Ministry of Prose: making words work for your business

One in a semi-regular series of ponderings, musings and contemplations on the interaction of words and psychology in business.

Writing and coding

November 2015

This blog post is somewhat late and somewhat short. Life does occasionally get in the way.

For as long as I can remember, or at least since the age of ten, I've been a programmer as well as a writer. I wrote stories and letters to friends whilst trying to coax the best out of the basic (and BASIC) home computers of the day. That's never stopped. I still write letters and stories, still write code, though no longer in BASIC.

These two strands of my career have continued in parallel, occasionally with some crossover. I find it hard to keep away from them, feel I'm missing out when I do. So when working as a programmer I've also written for pleasure, and when writing for a living I've continued to code for pleasure. These are my chosen forms of creation and expression.

I enjoy both types of work, though only in their purest forms: once you add office politics and other unnecessary bullshit into the mix, both writing and coding can quickly become chores rather than pleasures. For that reason it's safer and more satisfying to be self-employed.

What's become apparent over the past 35 years is the reason I like both types of work. It's because they're so similar. Obviously programming involves linguistics, since each programming language has its own syntax, vocabulary and grammar. But there's more to it than that.
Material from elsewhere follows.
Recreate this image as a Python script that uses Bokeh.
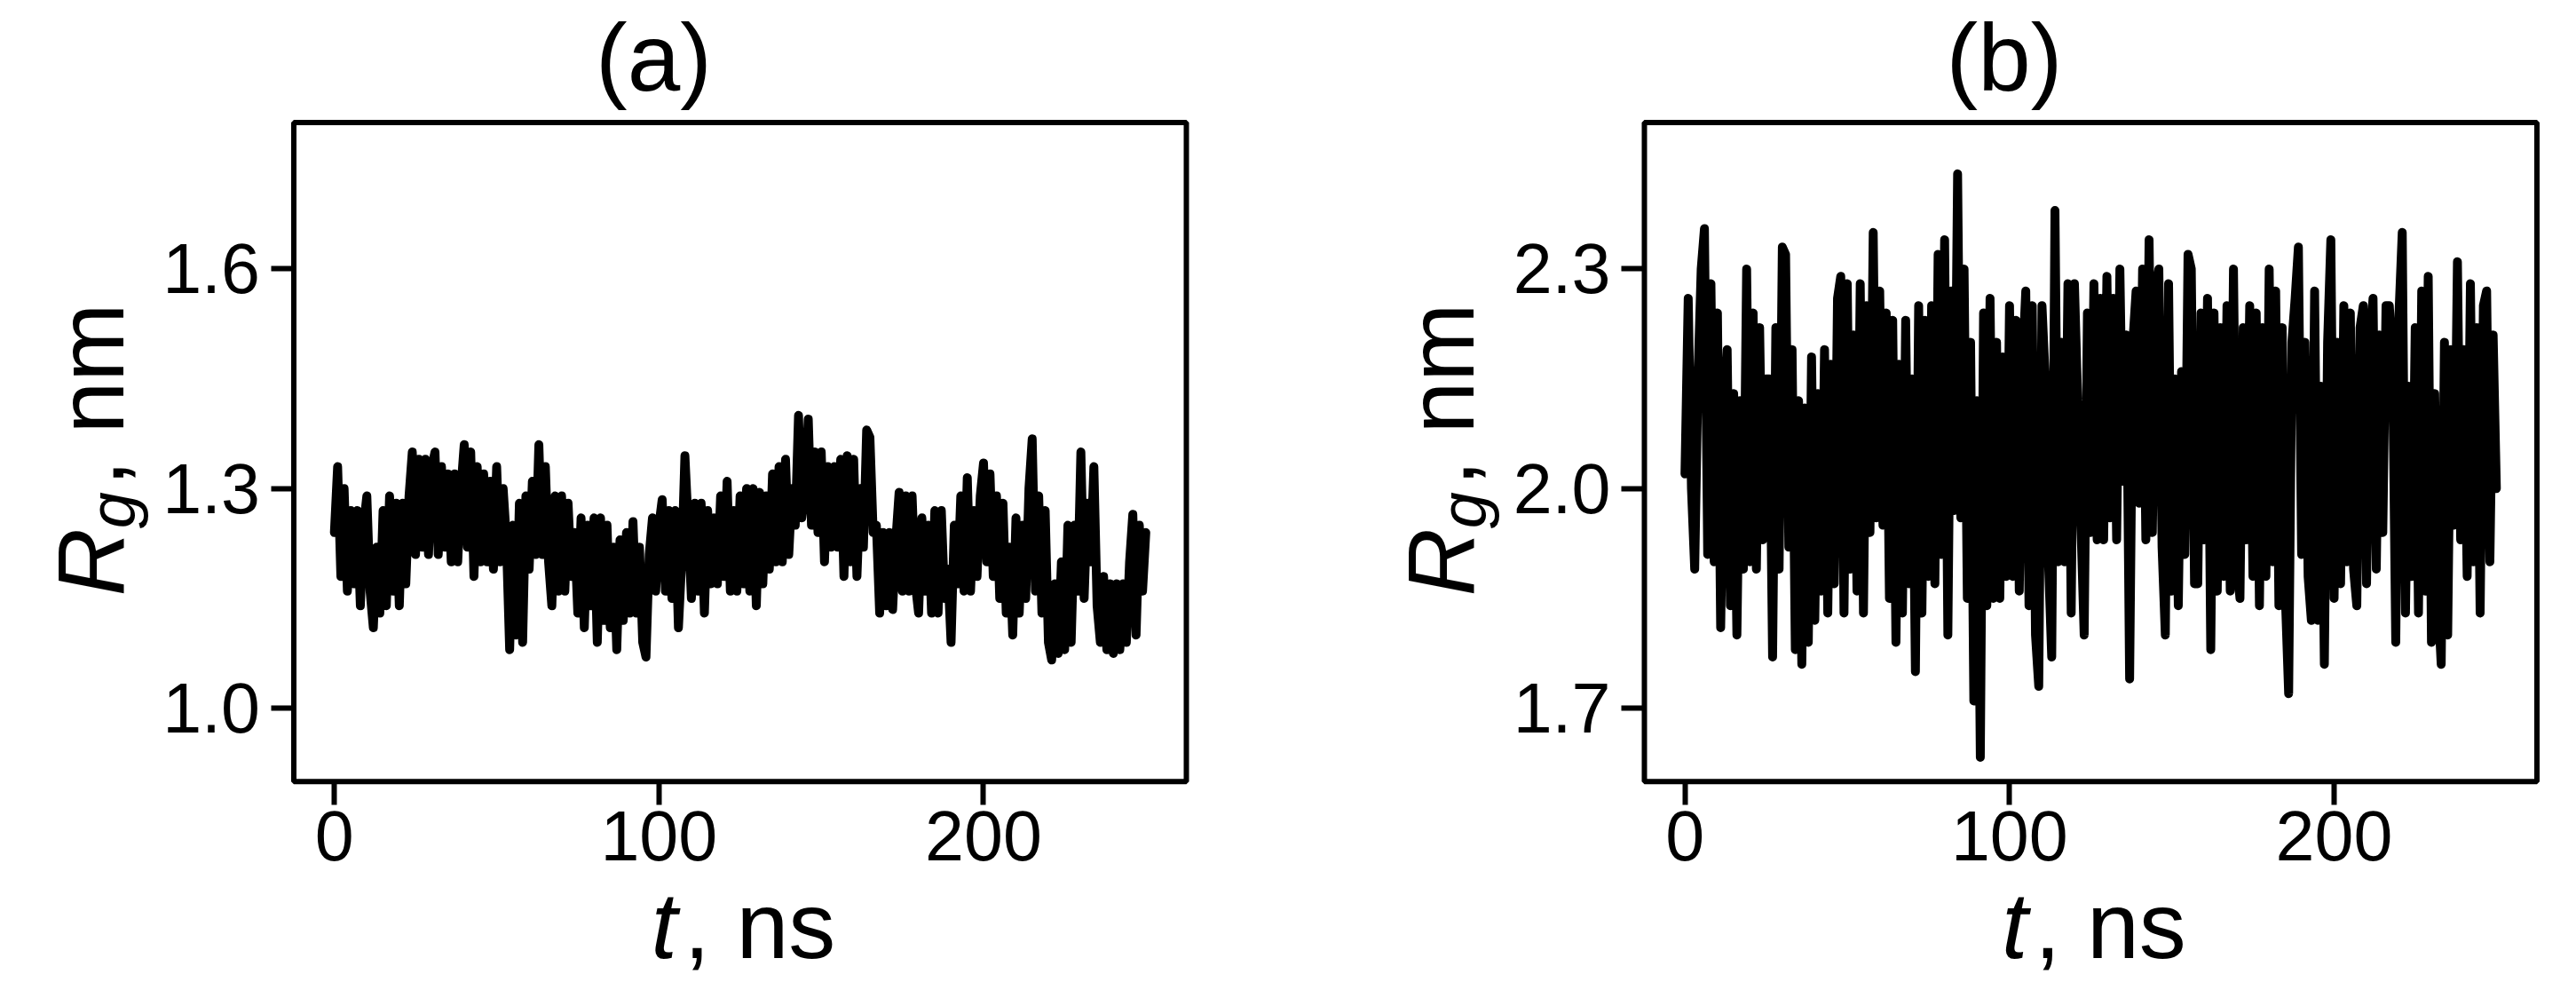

Problem-solving is a big part of coding, since humans are poor at creating strictly logical structures. But problem-solving is also part of writing. Just as it may take hours to find the optimal method of turning user input into well-presented information, so it can take hours to find the phrase or sentence that perfectly encapsulates an idea.

Where programming has bug-fixing, writing has editing. Where a novel has a plot, a program has a flowchart. Where coders have subversion and git, writers have rough drafts, outlines and a pocket full of scribbled notes.

A good piece of code is elegant, efficient and impossible to improve. A good piece of writing is the same. Both are extremely rare, which makes the achievement all the more satisfying.

Alex Cruickshank has been a professional writer since 1994 and thinks before he writes and codes.